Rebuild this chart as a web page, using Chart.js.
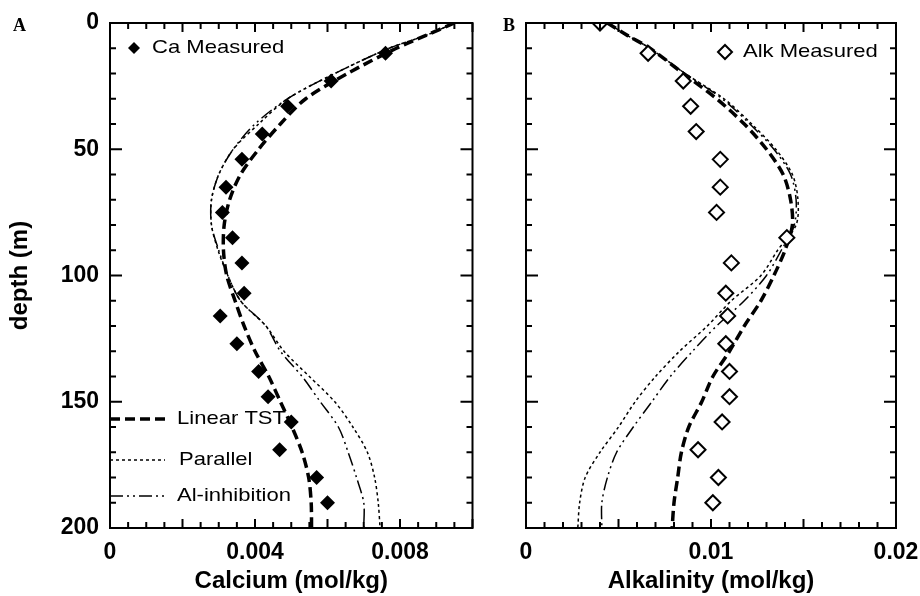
<!DOCTYPE html>
<html>
<head>
<meta charset="utf-8">
<script src="https://cdn.jsdelivr.net/npm/chart.js@4.4.1/dist/chart.umd.min.js"></script>
<style>
  html, body { margin: 0; padding: 0; background: #fff; }
  #wrap { position: relative; width: 920px; height: 596px; overflow: hidden; }
  #boxA { position: absolute; left: 0; top: 0; width: 480px; height: 596px; }
  #boxB { position: absolute; left: 480px; top: 0; width: 440px; height: 596px; }
</style>
</head>
<body>
<div id="wrap">
  <div id="boxA"><canvas id="chartA" width="480" height="596"></canvas></div>
  <div id="boxB"><canvas id="chartB" width="440" height="596"></canvas></div>
</div>
<script>
// measured samples
caDepth = [12, 23, 33, 44, 54, 65, 75, 85, 95, 107, 116, 127, 138, 148, 158, 169, 180, 190]
caMeasured = [0.0076, 0.0061, 0.0049, 0.0042, 0.00364, 0.0032, 0.0031, 0.00338, 0.00364, 0.0037, 0.00304, 0.0035, 0.0041, 0.00436, 0.005, 0.00468, 0.0057, 0.006]

alkDepth = [0, 12, 23, 33, 43, 54, 65, 75, 85, 95, 107, 116, 127, 138, 148, 158, 169, 180, 190]
alkMeasured = [0.004, 0.0066, 0.0085, 0.0089, 0.0092, 0.0105, 0.0105, 0.0103, 0.0141, 0.0111, 0.0108, 0.0109, 0.0108, 0.011, 0.011, 0.0106, 0.0093, 0.0104, 0.0101]

// model profiles, all on the same depth grid
modelDepth = [0, 5, 10, 20, 30, 40, 50, 60, 70, 80, 90, 100, 110, 120, 130, 140, 150, 160, 170, 180, 190, 200]
caLinear   = [0.0095, 0.0087, 0.0079, 0.00655, 0.0054, 0.0047, 0.0041, 0.0036, 0.0033, 0.00315, 0.00313, 0.00322, 0.00345, 0.0037, 0.004, 0.00438, 0.0047, 0.00502, 0.0053, 0.00548, 0.00555, 0.00556]
caParallel = [0.0095, 0.0087, 0.0077, 0.0062, 0.0049, 0.0041, 0.0034, 0.003, 0.0028, 0.0028, 0.00298, 0.00325, 0.0036, 0.0043, 0.0048, 0.0055, 0.0062, 0.0067, 0.0071, 0.0073, 0.0074, 0.00745]
caInhib    = [0.0095, 0.0087, 0.0077, 0.0062, 0.0049, 0.004, 0.0034, 0.003, 0.0028, 0.0028, 0.003, 0.00325, 0.0036, 0.0043, 0.0047, 0.0053, 0.0058, 0.0063, 0.00657, 0.0068, 0.007, 0.007]

alkLinear   = [0.0044, 0.0055, 0.0067, 0.0085, 0.0103, 0.0118, 0.013, 0.0139, 0.0143, 0.0144, 0.014, 0.0134, 0.0127, 0.0118, 0.011, 0.0101, 0.0095, 0.0088, 0.0084, 0.0082, 0.008, 0.0079]
alkParallel = [0.0044, 0.0055, 0.0067, 0.0086, 0.0107, 0.0122, 0.0135, 0.0144, 0.0147, 0.0146, 0.0136, 0.0127, 0.0111, 0.0098, 0.0083, 0.007, 0.0059, 0.005, 0.004, 0.0032, 0.0029, 0.0028]
alkInhib    = [0.0044, 0.0055, 0.0067, 0.0086, 0.0106, 0.0121, 0.0134, 0.0143, 0.0146, 0.0145, 0.0138, 0.013, 0.0118, 0.0103, 0.009, 0.0078, 0.0068, 0.0058, 0.0049, 0.0044, 0.0041, 0.0041]

caTicks = [0, 0.004, 0.008]
alkTicks = [0, 0.01, 0.02]
depthTicks = [0, 50, 100, 150, 200]

Chart.defaults.font.family = '"Liberation Sans", Arial, Helvetica, sans-serif'
Chart.defaults.color = '#000'

function pts(xs, ys) { return xs.map((v, i) => ({x: v, y: ys[i]})) }

function modelSets(lin, par, inh) {
  return [
    {label: 'Linear TST', data: pts(lin, modelDepth), showLine: true, pointRadius: 0,
     borderColor: '#000', borderWidth: 3.5, borderDash: [10, 5], tension: 0.3},
    {label: 'Parallel', data: pts(par, modelDepth), showLine: true, pointRadius: 0,
     borderColor: '#000', borderWidth: 1.5, borderDash: [3, 3], tension: 0.3},
    {label: 'Al-inhibition', data: pts(inh, modelDepth), showLine: true, pointRadius: 0,
     borderColor: '#000', borderWidth: 1.5, borderDash: [13, 4, 2, 4, 2, 4], tension: 0.3}
  ]
}

// text that is a bit wider than the font, like the original figure
function wideText(ctx, txt, x, y, font, sx) {
  ctx.save()
  ctx.font = font
  ctx.textAlign = 'left'
  ctx.textBaseline = 'middle'
  ctx.fillStyle = '#000'
  ctx.translate(x, y)
  ctx.scale(sx, 1)
  ctx.fillText(txt, 0, 0)
  ctx.restore()
}

const decor = {
  id: 'decor',
  afterDraw(chart, args, o) {
    const ctx = chart.ctx, a = chart.chartArea, xs = chart.scales.x, ys = chart.scales.y
    ctx.save()
    ctx.strokeStyle = '#000'
    ctx.lineWidth = 2
    ctx.setLineDash([])
    ctx.strokeRect(a.left, a.top, a.right - a.left, a.bottom - a.top)

    // inward ticks on all four sides
    ctx.beginPath()
    const nx = Math.round(xs.max / o.xMinor)
    for (let i = 0; i <= nx; i++) {
      const px = xs.getPixelForValue(i * o.xMinor)
      const len = i % o.xLongEvery == 0 ? 9 : 6
      ctx.moveTo(px, a.bottom); ctx.lineTo(px, a.bottom - len)
      ctx.moveTo(px, a.top); ctx.lineTo(px, a.top + len)
    }
    for (let d = 0; d <= 200; d += 10) {
      const py = ys.getPixelForValue(d)
      const len = d % 50 == 0 ? 12 : 6
      ctx.moveTo(a.left, py); ctx.lineTo(a.left + len, py)
      ctx.moveTo(a.right, py); ctx.lineTo(a.right - len, py)
    }
    ctx.stroke()

    // panel letter
    ctx.font = 'bold 18px "Liberation Serif", "Times New Roman", serif'
    ctx.textBaseline = 'alphabetic'
    ctx.fillStyle = '#000'
    ctx.fillText(o.letter, o.letterX, 31)

    // marker legend
    const m = o.marker
    ctx.beginPath()
    ctx.moveTo(m.x - m.r, m.y); ctx.lineTo(m.x, m.y - m.r)
    ctx.lineTo(m.x + m.r, m.y); ctx.lineTo(m.x, m.y + m.r)
    ctx.closePath()
    if (m.filled) { ctx.fill() } else { ctx.fillStyle = '#fff'; ctx.fill(); ctx.stroke() }
    wideText(ctx, m.text, m.tx, m.y, '19px "Liberation Sans", Arial, sans-serif', 1.16)

    // line legend
    if (o.lines) {
      o.lines.forEach(it => {
        const ds = chart.data.datasets[it.ds]
        ctx.save()
        ctx.beginPath()
        ctx.lineWidth = ds.borderWidth
        ctx.setLineDash(ds.borderDash)
        ctx.moveTo(a.left, it.y); ctx.lineTo(a.left + 55, it.y)
        ctx.stroke()
        ctx.restore()
        wideText(ctx, ds.label, it.tx, it.y, '19px "Liberation Sans", Arial, sans-serif', 1.16)
      })
    }
    ctx.restore()
  }
}

function makeChart(id, measured, models, xMax, xTicks, xTitle, yShow, pad, yWidth, decorOpts) {
  return new Chart(document.getElementById(id), {
    type: 'scatter',
    data: {datasets: [measured].concat(models)},
    plugins: [decor],
    options: {
      responsive: false,
      animation: false,
      events: [],
      layout: {padding: pad},
      plugins: {legend: {display: false}, tooltip: {enabled: false}, decor: decorOpts},
      scales: {
        x: {
          type: 'linear', min: 0, max: xMax,
          afterBuildTicks: s => { s.ticks = xTicks.map(v => ({value: v})) },
          afterFit: s => { s.height = 68; s.paddingLeft = 0; s.paddingRight = 0 },
          grid: {display: false, drawTicks: false},
          border: {display: false},
          ticks: {font: {size: 23, weight: 'bold'}, padding: 11, maxRotation: 0, callback: v => String(v)},
          title: {display: true, text: xTitle, font: {size: 24, weight: 'bold'}, padding: {top: 0, bottom: 0}}
        },
        y: {
          type: 'linear', min: 0, max: 200, reverse: true,
          afterBuildTicks: s => { s.ticks = depthTicks.map(v => ({value: v})) },
          afterFit: s => { s.width = yWidth; s.paddingTop = 0; s.paddingBottom = 0 },
          grid: {display: false, drawTicks: false},
          border: {display: false},
          ticks: {display: yShow, font: {size: 23, weight: 'bold'}, padding: 11},
          title: {display: yShow, text: 'depth (m)', font: {size: 24, weight: 'bold'}, padding: {top: 6, bottom: 0}}
        }
      }
    }
  })
}

makeChart('chartA',
  {label: 'Ca Measured', data: pts(caMeasured, caDepth), pointStyle: 'rectRot', pointRadius: 7.5,
   backgroundColor: '#000', borderColor: '#000', borderWidth: 0},
  modelSets(caLinear, caParallel, caInhib),
  0.01, caTicks, 'Calcium (mol/kg)', true,
  {left: 0, right: 1, top: 23, bottom: 0}, 110,
  {xMinor: 0.0005, xLongEvery: 4, letter: 'A', letterX: 13,
   marker: {x: 134, y: 48, r: 6, filled: true, text: 'Ca Measured', tx: 152},
   lines: [{ds: 1, y: 419, tx: 177}, {ds: 2, y: 460, tx: 179}, {ds: 3, y: 496, tx: 177}]})

makeChart('chartB',
  {label: 'Alk Measured', data: pts(alkMeasured, alkDepth), pointStyle: 'rectRot', pointRadius: 7.5,
   backgroundColor: '#fff', borderColor: '#000', borderWidth: 2},
  modelSets(alkLinear, alkParallel, alkInhib),
  0.02, alkTicks, 'Alkalinity (mol/kg)', false,
  {left: 0, right: 24, top: 23, bottom: 0}, 46,
  {xMinor: 0.001, xLongEvery: 5, letter: 'B', letterX: 23,
   marker: {x: 245, y: 52, r: 7, filled: false, text: 'Alk Measured', tx: 263}})
</script>
</body>
</html>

============

### DIRECTIONS FOR THIS TASK
The lines from the top of the data above through the one holding "0.00468, 0.0057, 0.006]" are to be repeated exactly, and only those, with no pictures.

### WRITTEN REPLY
Rebuild this chart as a web page, using Chart.js.
<!DOCTYPE html>
<html>
<head>
<meta charset="utf-8">
<script src="https://cdn.jsdelivr.net/npm/chart.js@4.4.1/dist/chart.umd.min.js"></script>
<style>
  html, body { margin: 0; padding: 0; background: #fff; }
  #wrap { position: relative; width: 920px; height: 596px; overflow: hidden; }
  #boxA { position: absolute; left: 0; top: 0; width: 480px; height: 596px; }
  #boxB { position: absolute; left: 480px; top: 0; width: 440px; height: 596px; }
</style>
</head>
<body>
<div id="wrap">
  <div id="boxA"><canvas id="chartA" width="480" height="596"></canvas></div>
  <div id="boxB"><canvas id="chartB" width="440" height="596"></canvas></div>
</div>
<script>
// measured samples
caDepth = [12, 23, 33, 44, 54, 65, 75, 85, 95, 107, 116, 127, 138, 148, 158, 169, 180, 190]
caMeasured = [0.0076, 0.0061, 0.0049, 0.0042, 0.00364, 0.0032, 0.0031, 0.00338, 0.00364, 0.0037, 0.00304, 0.0035, 0.0041, 0.00436, 0.005, 0.00468, 0.0057, 0.006]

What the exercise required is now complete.